The Colorado Avalanche were eliminated from playoff contention in December. And yet they were still the biggest disappointment of today’s NHL Trade Deadline.
General manager and former Colorado great Joe Sakic was holding a pair of grenades he could’ve lobbed into the middle of the Stanley Cup race. Instead, he chose to tuck them into his back pocket.
With the Avs sitting on their game-changers, Matt Duchene and Gabriel Landeskog, the rest of the NHL mostly resorted to swapping auxiliary pieces. So while there were over 30 trades over the past week, let’s not kid ourselves, 95-percent of them didn’t matter. And you can blame the Avalanche for that!
When looking at moves that actually impacted the Stanley Cup odds, the biggest ones came at the top. Pittsburgh and Washington were already entrenched as Cup favorites, and the two teams were both courting the services of defenseman and power-play specialist Kevin Shattenkirk. Eventually, the Capitals won the bidding war, and the NHL’s stingiest defense added another weapon on the back end.
After losing the battle for quality, Pittsburgh opted for quantity, adding Ron Hainsey, Frank Corrado, and Mark Streit to their back end. The trio will help the Penguins in the short term while Olli Maatta, Trevor Daley and Kris Letang are on injured reserve, but come playoff time, most of them will find themselves scratched on game day. The depth moves don’t really make Pittsburgh a sexier play. Does it matter? Knowing the success they’ve had over Washington, as well as the Capitals’ penchant for playoff choking, the Pens are deserving co-favorites either way.
In the West, the biggest add came from another team looking to finally get over the hump, Minnesota. Trading a bunch of picks for Martin Hanzal and Ryan White, the Wild now have roster depth that is unmatched in the West. But can all these moves help them get over their greatest obstacle, the Chicago Blackhawks? Chicago has knocked Minny out of the playoffs in three of the last four seasons.
Speaking of those Blackhawks, they did their typical deadline move: bringing back a player from one of their previous championship teams. This year, they acquired Johnny Oduya from Dallas. This will almost certainly work out for Chicago, because everything does. But there were also some teams who made questionable additions (or stayed curiously silent).

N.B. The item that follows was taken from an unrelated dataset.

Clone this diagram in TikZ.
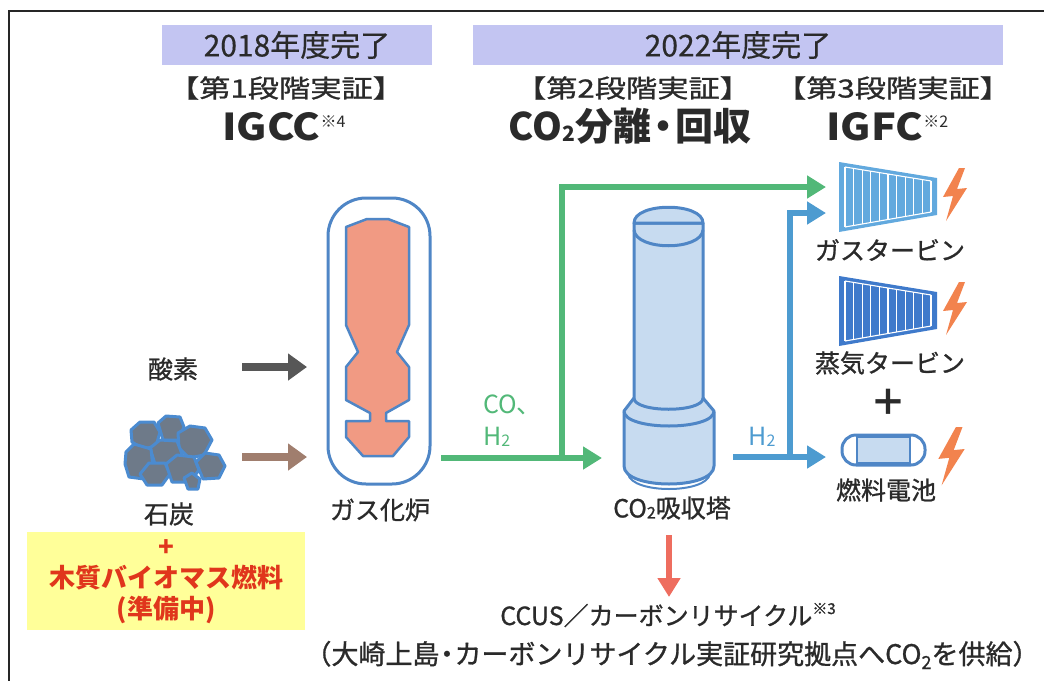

The most notable offenders were the Montreal Canadiens, who chose to ignore some glaring problems with their roster, and instead added more “sandpaper guys.” Marc Bergevin, clearly inspired after watching a western remake with Jeff Bridges, wanted his bunch to have true grit. But when your team can’t score goals in five-on-five situations, you need to bring in more than the pesky play of Steve Ott, Dwight King, and Jordie Benn.

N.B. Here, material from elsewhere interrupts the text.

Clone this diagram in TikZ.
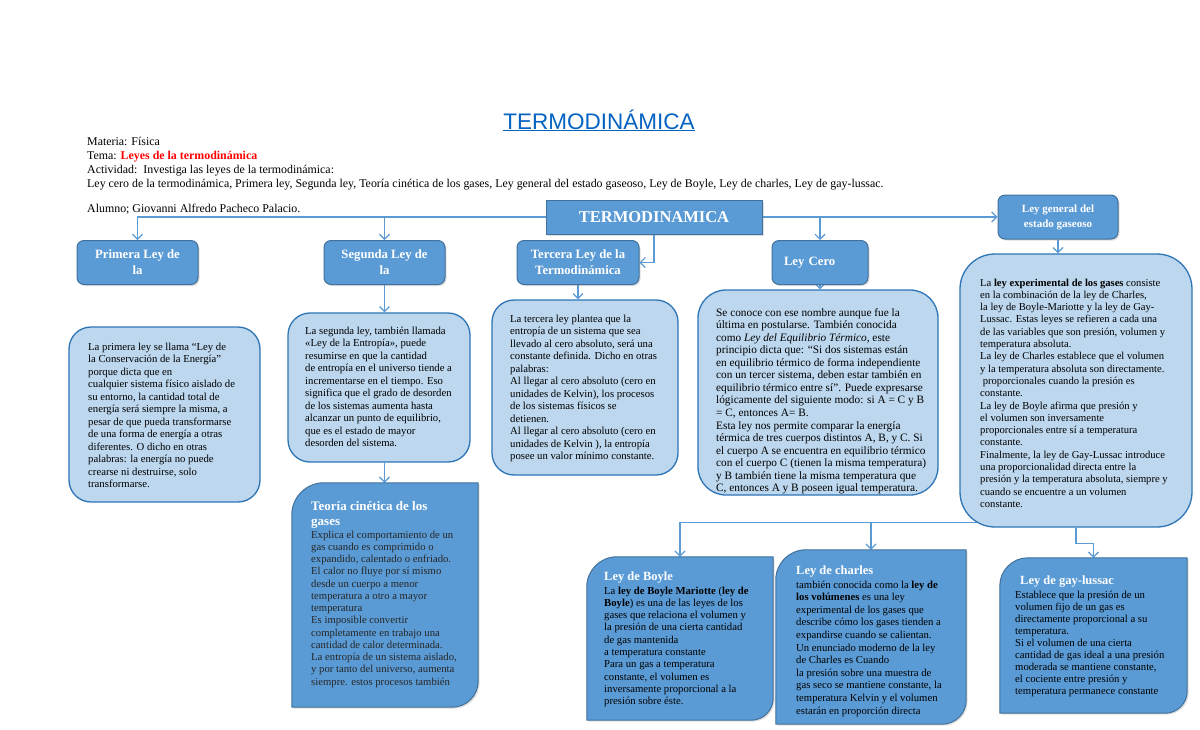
\documentclass[tikz,border=0pt]{standalone}
\usepackage{fontspec}
\setmainfont{Liberation Serif}
\setsansfont{Liberation Sans}
\usetikzlibrary{arrows.meta,shadows,calc,backgrounds}
\definecolor{titleblue}{HTML}{0563C1}
\definecolor{dkfill}{HTML}{5B9BD5}
\definecolor{dkline}{HTML}{41719C}
\definecolor{ltfill}{HTML}{BDD7EE}
\definecolor{ltline}{HTML}{2E75B6}
\definecolor{conncol}{HTML}{5B9BD5}
\definecolor{hdrred}{HTML}{FF0000}
\newcommand{\tl}[1]{\vtop{\halign{##\hfil\cr#1\crcr}}}
\newcommand{\dshape}[3]{%
  \path[dkshape] ($(#1.north west)+(0,#2)$) .. controls ($(#1.north west)+(0,0.45*#2)$) and ($(#1.north west)+(0.45*#2,0)$) .. ($(#1.north west)+(#2,0)$) -- (#1.north east) -- ($(#1.south east)+(0,-#3)$) .. controls ($(#1.south east)+(0,-0.45*#3)$) and ($(#1.south east)+(-0.45*#3,0)$) .. ($(#1.south east)+(-#3,0)$) -- (#1.south west) -- cycle;}
\begin{document}
\begin{tikzpicture}[x=1pt,y=-1pt,
  dkbox/.style={draw=dkline, fill=dkfill, line width=1pt, text=white, rounded corners=7pt, align=center,
     font=\bfseries\fontsize{12.7}{16}\selectfont,
     drop shadow={opacity=0.25, shadow xshift=1.5pt, shadow yshift=-1.5pt}},
  dkshape/.style={draw=dkline, fill=dkfill, line width=1pt,
     drop shadow={opacity=0.25, shadow xshift=1.5pt, shadow yshift=-1.5pt}},
  ltbox/.style={draw=ltline, fill=ltfill, line width=1.3pt, inner sep=0pt},
  area/.style={inner sep=0pt, draw=none},
  txt/.style={inner sep=0pt, anchor=base west, font=\fontsize{10.7}{12.5}\selectfont},
  ttl/.style={inner sep=0pt, anchor=base west, text=white, font=\bfseries\fontsize{12.5}{15}\selectfont},
  conn/.style={draw=conncol, line width=1.3pt},
  arr/.style={conn, -{Straight Barb[length=5pt,width=10pt,line width=1.2pt]}}
]
\useasboundingbox (0,0) rectangle (1200,729);

% title and header
\node[anchor=base, inner sep=0pt, text=titleblue, font=\sffamily\fontsize{22.5}{26}\selectfont] (title) at (599,129) {\underline{TERMODINÁMICA}};
\node[txt, font=\fontsize{11.9}{14.3}\selectfont] (hdr) at (87,145) {\tl{Materia: Física\cr
Tema: \textcolor{hdrred}{\textbf{Leyes de la termodinámica}}\cr
Actividad:\ \ Investiga las leyes de la termodinámica:\cr
Ley cero de la termodinámica, Primera ley, Segunda ley, Teoría cinética de los gases, Ley general del estado gaseoso, Ley de Boyle, Ley de charles, Ley de gay-lussac.\cr}};
\node[txt, font=\fontsize{11.9}{14.3}\selectfont] (alum) at (87,212) {Alumno; Giovanni Alfredo Pacheco Palacio.};

% dark header boxes
\node[dkbox, rounded corners=0pt, minimum width=216, minimum height=34, font=\bfseries\fontsize{16.5}{20}\selectfont] (main) at (654,217) {TERMODINAMICA};
\node[dkbox, minimum width=121, minimum height=44] (prim) at (137.5,262.5) {Primera Ley de\\la};
\node[dkbox, minimum width=121, minimum height=44] (segB) at (384.5,262.5) {Segunda Ley de\\la};
\node[dkbox, minimum width=122, minimum height=44] (terc) at (578,262.5) {Tercera Ley de la\\Termodinámica};
\node[dkbox, minimum height=44, text width=72, align=left, inner xsep=12pt] (cero) at (820,262.5) {Ley Cero};
\node[dkbox, minimum width=120, minimum height=44, font=\bfseries\fontsize{11}{15}\selectfont] (lgB) at (1058,217) {Ley general del\\estado gaseoso};

% light text boxes
\node[ltbox, rounded corners=22pt, minimum width=191, minimum height=175] (primBox) at (164.5,414.5) {};
\node[ltbox, rounded corners=22pt, minimum width=182, minimum height=149] (segBox) at (379,387.5) {};
\node[ltbox, rounded corners=22pt, minimum width=186, minimum height=175] (tercBox) at (585,387.5) {};
\node[ltbox, rounded corners=28pt, minimum width=240, minimum height=205] (ceroBox) at (818,392.5) {};
\node[ltbox, rounded corners=35pt, minimum width=232, minimum height=273] (lgBox) at (1076,390.5) {};

% diagonal-rounded dark boxes
\node[area, minimum width=186, minimum height=224] (teo) at (385,595) {};
\node[area, minimum width=186, minimum height=163] (boyle) at (680,638.5) {};
\node[area, minimum width=190, minimum height=174] (charles) at (871,637) {};
\node[area, minimum width=187, minimum height=155] (gay) at (1093.5,635.5) {};
\dshape{teo}{32}{26}
\dshape{boyle}{30}{22}
\dshape{charles}{30}{24}
\dshape{gay}{28}{22}

% texts
\node[txt] (primTx) at (88,350) {\tl{La primera ley se llama “Ley de\cr
la Conservación de la Energía”\cr
porque dicta que en\cr
cualquier sistema físico aislado de\cr
su entorno, la cantidad total de\cr
energía será siempre la misma, a\cr
pesar de que pueda transformarse\cr
de una forma de energía a otras\cr
diferentes. O dicho en otras\cr
palabras: la energía no puede\cr
crearse ni destruirse, solo\cr
transformarse.\cr}};

\node[txt] (segTx) at (305,334) {\tl{La segunda ley, también llamada\cr
«Ley de la Entropía», puede\cr
resumirse en que la cantidad\cr
de entropía en el universo tiende a\cr
incrementarse en el tiempo. Eso\cr
significa que el grado de desorden\cr
de los sistemas aumenta hasta\cr
alcanzar un punto de equilibrio,\cr
que es el estado de mayor\cr
desorden del sistema.\cr}};

\node[txt] (tercTx) at (510,322) {\tl{La tercera ley plantea que la\cr
entropía de un sistema que sea\cr
llevado al cero absoluto, será una\cr
constante definida. Dicho en otras\cr
palabras:\cr
Al llegar al cero absoluto (cero en\cr
unidades de Kelvin), los procesos\cr
de los sistemas físicos se\cr
detienen.\cr
Al llegar al cero absoluto (cero en\cr
unidades de Kelvin ), la entropía\cr
posee un valor mínimo constante.\cr}};

\node[txt, font=\fontsize{11.3}{12.57}\selectfont] (ceroTx) at (716,316) {\tl{Se conoce con ese nombre aunque fue la\cr
última en postularse. También conocida\cr
como \textit{Ley del Equilibrio Térmico}, este\cr
principio dicta que: “Si dos sistemas están\cr
en equilibrio térmico de forma independiente\cr
con un tercer sistema, deben estar también en\cr
equilibrio térmico entre sí”. Puede expresarse\cr
lógicamente del siguiente modo: si A = C y B\cr
= C, entonces A= B.\cr
Esta ley nos permite comparar la energía\cr
térmica de tres cuerpos distintos A, B, y C. Si\cr
el cuerpo A se encuentra en equilibrio térmico\cr
con el cuerpo C (tienen la misma temperatura)\cr
y B también tiene la misma temperatura que\cr
C, entonces A y B poseen igual temperatura.\cr}};

\node[txt, font=\fontsize{10.6}{12.3}\selectfont] (lgTx) at (980,286) {\tl{La \textbf{ley experimental de los gases} consiste\cr
en la combinación de la ley de Charles,\cr
la ley de Boyle-Mariotte y la ley de Gay-\cr
Lussac. Estas leyes se refieren a cada una\cr
de las variables que son presión, volumen y\cr
temperatura absoluta.\cr
La ley de Charles establece que el volumen\cr
y la temperatura absoluta son directamente.\cr
\ proporcionales cuando la presión es\cr
constante.\cr
La ley de Boyle afirma que presión y\cr
el volumen son inversamente\cr
proporcionales entre sí a temperatura\cr
constante.\cr
Finalmente, la ley de Gay-Lussac introduce\cr
una proporcionalidad directa entre la\cr
presión y la temperatura absoluta, siempre y\cr
cuando se encuentre a un volumen\cr
constante.\cr}};

\node[ttl, font=\bfseries\fontsize{13}{15}\selectfont] (teoT) at (311,510) {\tl{Teoría cinética de los\cr gases\cr}};
\node[txt, text=black!85, font=\fontsize{10.7}{12.25}\selectfont] (teoTx) at (311,538) {\tl{Explica el comportamiento de un\cr
gas cuando es comprimido o\cr
expandido, calentado o enfriado.\cr
El calor no fluye por sí mismo\cr
desde un cuerpo a menor\cr
temperatura a otro a mayor\cr
temperatura\cr
Es imposible convertir\cr
completamente en trabajo una\cr
cantidad de calor determinada.\cr
La entropía de un sistema aislado,\cr
y por tanto del universo, aumenta\cr
siempre. estos procesos también\cr}};

\node[ttl] (boyleT) at (604,580) {Ley de Boyle};
\node[txt, font=\fontsize{10.7}{12.3}\selectfont] (boyleTx) at (604,594) {\tl{La \textbf{ley de Boyle Mariotte} (\textbf{ley de}\cr
\textbf{Boyle}) es una de las leyes de los\cr
gases que relaciona el volumen y\cr
la presión de una cierta cantidad\cr
de gas mantenida\cr
a temperatura constante\cr
Para un gas a temperatura\cr
constante, el volumen es\cr
inversamente proporcional a la\cr
presión sobre éste.\cr}};

\node[ttl] (charT) at (796,574) {Ley de charles};
\begin{scope}
\clip (charles.north west) rectangle ($(charles.south east)+(0,-8)$);
\node[txt, font=\fontsize{10.7}{12.6}\selectfont] (charTx) at (796,588) {\tl{también conocida como la \textbf{ley de}\cr
\textbf{los volúmenes} es una ley\cr
experimental de los gases que\cr
describe cómo los gases tienden a\cr
expandirse cuando se calientan.\cr
Un enunciado moderno de la ley\cr
de Charles es Cuando\cr
la presión sobre una muestra de\cr
gas seco se mantiene constante, la\cr
temperatura Kelvin y el volumen\cr
estarán en proporción directa\cr}};
\end{scope}

\node[ttl] (gayT) at (1020,584) {Ley de gay-lussac};
\node[txt, font=\fontsize{10.7}{12.1}\selectfont] (gayTx) at (1015,598) {\tl{Establece que la presión de un\cr
volumen fijo de un gas es\cr
directamente proporcional a su\cr
temperatura.\cr
Si el volumen de una cierta\cr
cantidad de gas ideal a una presión\cr
moderada se mantiene constante,\cr
el cociente entre presión y\cr
temperatura permanece constante\cr}};

% connectors
\begin{scope}[on background layer]
\fill[white] (0,0) rectangle (1200,729);
\draw[arr] (main.west) -| (prim.north);
\draw[arr] (segB.north |- main.west) -- (segB.north);
\draw[arr] (main.south) |- (terc.east);
\draw[arr] (main.east) -- (lgB.west);
\draw[arr] (cero.north |- main.east) -- (cero.north);
\draw[arr] (segB.south) -- (segB.south |- segBox.north);
\draw[arr] (segB.south |- segBox.south) -- (segB.south |- teo.north);
\draw[arr] (terc.south) -- (terc.south |- tercBox.north);
\draw[arr] (cero.south) -- (cero.south |- ceroBox.north);
\draw[arr] (lgB.south) -- (lgB.south |- lgBox.north);
\coordinate (jn) at ($(lgBox.south)+(0,-5)$);
\draw[arr] (jn) -| (boyle.north);
\draw[arr] (charles.north |- jn) -- (charles.north);
\draw[arr] (lgBox.south) -- ++(0,16) -| (gay.north);
\end{scope}
\end{tikzpicture}
\end{document}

The Habs would’ve been a fine destination for Duchene. His salary cap hit is the same as Tomas Plekanec’s garbage contract, so Montreal would’ve just had to include the Czech in the deal, along with the expected boatload of prospects. Instead, the Canadiens played it boring, and now they have the look of a team ripe for a first-round knockout. Don’t let their record fool you, ten of their wins are in three-on-three OT or shootout, tie-breaking methods you won’t see come spring time. The Habs lack the scoring make an impact on these playoffs, no matter how good Carey Price is.
Another questionable add came from the Los Angeles Kings. In their past Stanley Cup runs, they made big moves for scorers at the deadline, getting Jeff Carter in 2012 and Marian Gaborik in 2014. Their blockbuster this year? A 39-year-old Jarome Iginla! There’s obviously a sentimental motivation behind this move, as he and head coach Darryl Sutter were together in Calgary, and Sutter would love to deliver him his first ring. But this is not the winger that is going to demonstrably boost the Kings offense.
You know who might have? Landeskog.
I don’t know whose fault it was that a major deal never got done, Sakic or his dance partners, but he is about to find out that the market doesn’t get better in the summer, when teams have more options to pursue. Those grenades he never threw will go off in his hand one day, and he’ll be left pretending Adam Larsson is fair return for a 30-goal scorer.
As for the teams who still have a chance (and a clue), it’s still a pretty open race. And making a big trade isn’t the only thing necessary to grab attention; just look at teams like Nashville and Calgary, who are rounding into fine form as the stretch run approaches. Almost anyone could still make a surprise run to the Cup, but the odds certainly favor that someone coming from the Metropolitan Division.